Chief Financial Officer

Thank you Jonathan. I will now cover some financial highlights for the year ended December 31, 2008. Our estimated re-taxable income for the fourth quarter was $8.3 million or $0.33 per common share. For the fourth quarter in 2008 our board declared a dividend of $0.39 per share for a total of $9.9 million. This brings our year-to-date results to $39.3 million for re-taxable income or $1.57 per common share with an associated dividend of $1.60 for a payout ratio of approximately 103%. At December 31, 2008 RCC’s investment portfolio was financed with approximately $1.7 billion of total indebtedness and included $1.5 billion of CDO senior notes, $95.7 million outstanding under a secured term facility and $17 million in a 3-year non-recourse commercial real estate repurchase facility and a nominal $90,000 in other repurchase agreements.
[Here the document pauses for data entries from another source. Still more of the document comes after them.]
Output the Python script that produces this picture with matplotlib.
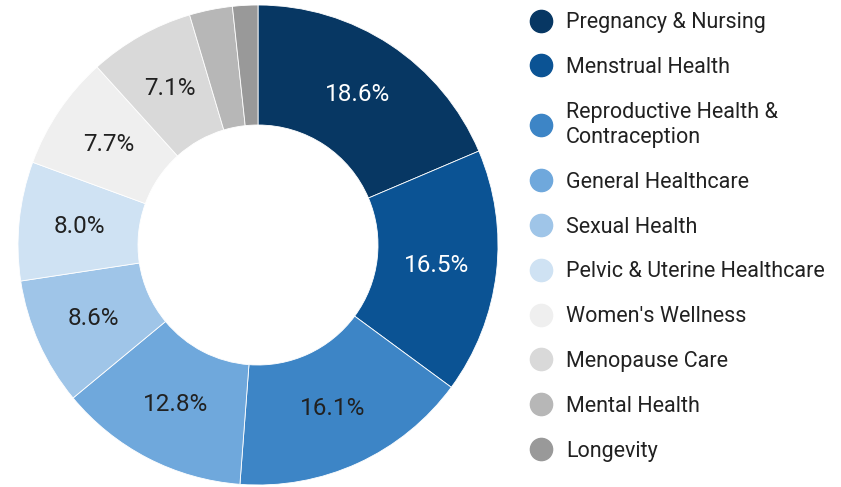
import numpy as np
import matplotlib.pyplot as plt
from matplotlib.lines import Line2D

plt.rcParams['font.family'] = ['Roboto', 'DejaVu Sans']

# Categories and shares (%)
categories = ["Pregnancy & Nursing", "Menstrual Health", "Reproductive Health &\nContraception",
              "General Healthcare", "Sexual Health", "Pelvic & Uterine Healthcare",
              "Women's Wellness", "Menopause Care", "Mental Health", "Longevity"]
shares = [18.6, 16.5, 16.1, 12.8, 8.6, 8.0, 7.7, 7.1, 2.9, 1.7]
colors = ["#073763", "#0b5394", "#3d85c6", "#6fa8dc", "#9fc5e8", "#cfe2f3",
          "#efefef", "#d9d9d9", "#b7b7b7", "#999999"]
label_colors = ["white", "white", "#212121", "#212121", "#212121", "#212121",
                "#212121", "#212121", "#212121", "#212121"]

fig = plt.figure(figsize=(8.41, 4.87), dpi=100)
ax = fig.add_axes([18 / 841, 2 / 487, 480 / 841, 480 / 487])

wedges, _ = ax.pie(shares, colors=colors, startangle=90, counterclock=False,
                   radius=1, wedgeprops=dict(width=0.5, edgecolor="white", linewidth=0.6))

# Percentage labels in the middle of the ring (skip the tiny slices)
for w, val, c in zip(wedges, shares, label_colors):
    if val < 5:
        continue
    ang = np.deg2rad((w.theta1 + w.theta2) / 2)
    ax.text(0.75 * np.cos(ang), 0.75 * np.sin(ang), f"{val:.1f}%",
            ha="center", va="center", fontsize=17.5, color=c)

ax.set_xlim(-1, 1)
ax.set_ylim(-1, 1)
ax.set_aspect("equal")
ax.axis("off")

handles = [Line2D([0], [0], marker="o", linestyle="", markersize=16,
                  markerfacecolor=col, markeredgecolor=col) for col in colors]
leg = fig.legend(handles, categories, loc="upper left", bbox_to_anchor=(521.6 / 841, 1 - 3.5 / 487),
                 frameon=False, fontsize=15.5, labelspacing=1.105, handletextpad=0.665,
                 handlelength=1.0, borderaxespad=0)
for t in leg.get_texts():
    t.set_color("#212121")
    t.set_linespacing(1.27)

fig.savefig("out.png", dpi=100)
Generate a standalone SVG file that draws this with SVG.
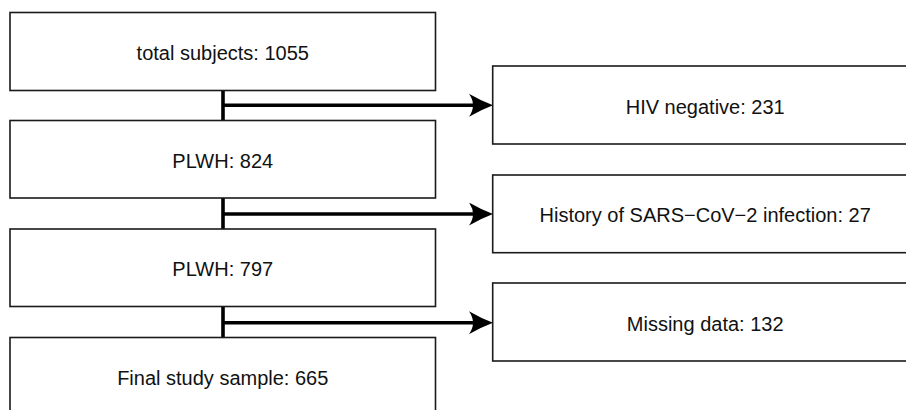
<svg xmlns="http://www.w3.org/2000/svg" width="906" height="410" viewBox="0 0 906 410">
  <defs>
    <style>
      .box { fill: #ffffff; stroke: #1a1a1a; stroke-width: 1.6; }
      .lbl { font-family: "Liberation Sans", Arial, sans-serif; font-size: 20px; fill: #111111; text-anchor: middle; }
      .conn { fill: none; stroke: #000000; stroke-width: 3.6; }
    </style>
    <marker id="arr" viewBox="0 0 24 23" refX="7" refY="11.5" markerWidth="24" markerHeight="23" markerUnits="userSpaceOnUse" orient="auto">
      <path d="M24,11.5 Q12,7 0,0 Q8,11.5 0,23 Q12,16 24,11.5 Z" fill="#000000"/>
    </marker>
  </defs>
  <rect width="906" height="410" fill="#ffffff"/>

  <g id="connectors">
    <line class="conn" x1="223" y1="90.5" x2="223" y2="120.5"/>
    <line class="conn" x1="223" y1="105.3" x2="476" y2="105.3" marker-end="url(#arr)"/>
    <line class="conn" x1="223" y1="198" x2="223" y2="229"/>
    <line class="conn" x1="223" y1="214" x2="476" y2="214" marker-end="url(#arr)"/>
    <line class="conn" x1="223" y1="306.5" x2="223" y2="337.5"/>
    <line class="conn" x1="223" y1="322.7" x2="476" y2="322.7" marker-end="url(#arr)"/>
  </g>

  <g id="total">
    <rect class="box" x="10" y="12.5" width="425.5" height="78"/>
    <text class="lbl" x="222.75" y="60">total subjects: 1055</text>
  </g>
  <g id="plwh824">
    <rect class="box" x="10" y="120.5" width="425.5" height="77.5"/>
    <text class="lbl" x="222.75" y="168">PLWH: 824</text>
  </g>
  <g id="plwh797">
    <rect class="box" x="10" y="229" width="425.5" height="77.5"/>
    <text class="lbl" x="222.75" y="276">PLWH: 797</text>
  </g>
  <g id="final">
    <rect class="box" x="10" y="337.5" width="425.5" height="78"/>
    <text class="lbl" x="222.75" y="385">Final study sample: 665</text>
  </g>

  <g id="hivneg">
    <rect class="box" x="492.7" y="66" width="425" height="78"/>
    <text class="lbl" x="705.2" y="113.5">HIV negative: 231</text>
  </g>
  <g id="sars">
    <rect class="box" x="492.7" y="175" width="425" height="77.7"/>
    <text class="lbl" x="705.2" y="222.3">History of SARS−CoV−2 infection: 27</text>
  </g>
  <g id="missing">
    <rect class="box" x="492.7" y="283" width="425" height="78"/>
    <text class="lbl" x="705.2" y="330.5">Missing data: 132</text>
  </g>
</svg>
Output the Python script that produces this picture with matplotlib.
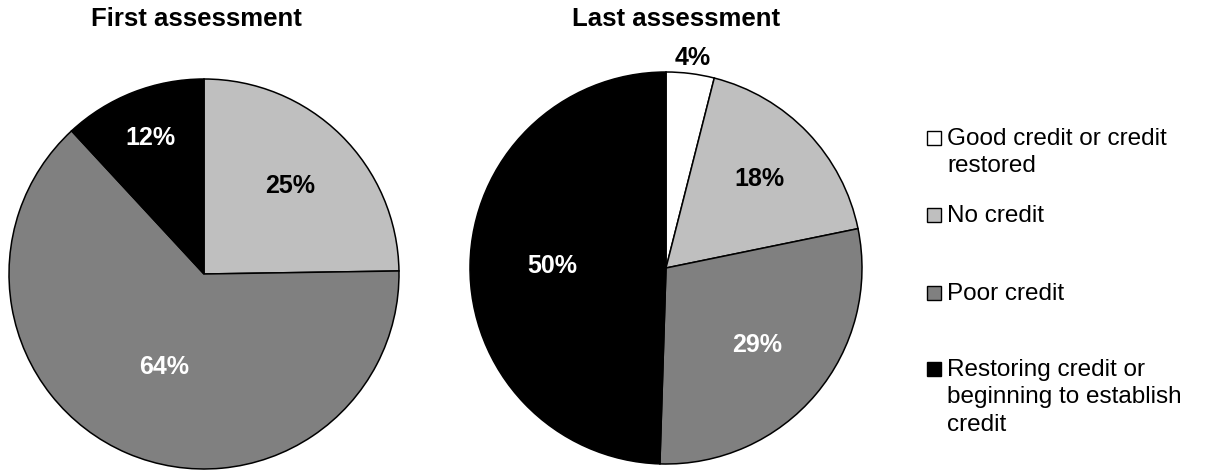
import matplotlib
matplotlib.use("Agg")
import matplotlib.pyplot as plt
from matplotlib.patches import Rectangle
import numpy as np

plt.rcParams['font.family'] = ['Liberation Sans', 'DejaVu Sans']

# Credit status categories and their shares (percent)
categories = ["Good credit or credit\nrestored", "No credit", "Poor credit",
              "Restoring credit or\nbeginning to establish\ncredit"]
first_values = [0, 25, 64, 12]
last_values = [4, 18, 29, 50]
titles = ["First assessment", "Last assessment"]

colors = ["#FFFFFF", "#BFBFBF", "#808080", "#000000"]
label_colors = ["black", "black", "white", "white"]

W, H = 1212, 470
fig = plt.figure(figsize=(W / 100, H / 100), dpi=100)


def px_axes(cx, cy, r):
    return fig.add_axes([(cx - r) / W, (H - cy - r) / H, 2 * r / W, 2 * r / H])


def draw_pie(ax, values, label_dist):
    wedges, _ = ax.pie(values, colors=colors, startangle=90, counterclock=False,
                       radius=1.0,
                       wedgeprops=dict(edgecolor="black", linewidth=1.1))
    for w, v, tc, d in zip(wedges, values, label_colors, label_dist):
        if v == 0:
            continue
        mid = np.deg2rad((w.theta1 + w.theta2) / 2.0)
        ax.text(d * np.cos(mid), d * np.sin(mid), f"{v}%", ha="center",
                va="center", fontsize=18, fontweight="bold", color=tc)
    ax.set_xlim(-1.0, 1.0)
    ax.set_ylim(-1.0, 1.0)
    ax.set_aspect("equal")
    ax.axis("off")


ax1 = px_axes(204, 274, 195)
draw_pie(ax1, first_values, [0.0, 0.63, 0.52, 0.75])
ax2 = px_axes(666, 268, 196)
draw_pie(ax2, last_values, [1.08, 0.66, 0.61, 0.58])

fig.text(196 / W, 1 - 26 / H, titles[0], ha="center", va="baseline",
         fontsize=18.5, fontweight="bold")
fig.text(676 / W, 1 - 26 / H, titles[1], ha="center", va="baseline",
         fontsize=18.5, fontweight="bold")

# Legend drawn entry by entry, square aligned with the first text line
first_baselines = [145, 222, 300, 376]
line_step = 27.5
for cat, col, base in zip(categories, colors, first_baselines):
    sq_top = base - 14
    fig.patches.append(Rectangle((927 / W, 1 - (sq_top + 14) / H), 14 / W, 14 / H,
                                 transform=fig.transFigure, facecolor=col,
                                 edgecolor="black", linewidth=1.0))
    for i, line in enumerate(cat.split("\n")):
        fig.text(947 / W, 1 - (base + i * line_step) / H, line, ha="left",
                 va="baseline", fontsize=17.5)

fig.savefig("out.png", dpi=100, facecolor="white")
We also have $51.5 million sourced from our unsecured junior subordinated debentures related to our two Trups issuances in 2006. We ended the period with $203.9 million in book equity. RCC’s borrowings of $1.7 billion had a weighted average interest rate of 2.57% at December 31, 2008. Our investment portfolio is 91% match funded by long-term borrowings and 9% from term borrowings with a weighted average remaining life of 15 months with some extension options beyond that timeframe. Of note we continue to pass the critical interest coverage and over-collateralization tests in our two real estate CDO’s and our three bank loan CLO’s. Each of these structures continues to perform and generate stable cash flow to Resource Capital year-to-date in 2009 as expected. Our non-recourse commercial real estate repurchase facility has $17 million outstanding with approximately $42.9 million in collateral pledged against that facility for a modest advance rate of approximately 39%. We consider leverage ratio from two positions. As John noted our economic book…

Jonathan Cohen

President and CEO

Thanks Dave. Again I want to reiterate that we are true believers in our stock and we did buy back shares last quarter. We believe that the value is substantial here in the portfolio and our job is to go after it and make sure that we realize it for our shareholders. Management’s recommendation going forward is unlike other rates which have paid out stock as part of their dividend our intention is to pay in cash at least in the near future. Of course this is subject to the board’s approval. We have fine liquidity and will continue to build cash which will of course enable us to come through with our promises and position ourselves defensively to protect our book value over $8 and our cash flow. With that I will ask the operator to open it up for any questions that anybody might have.

Operator

Operator

(Operator Instructions)

Jonathan Cohen

President and CEO

Well thank you very much and we look forward to speaking with you next quarter. Thank you.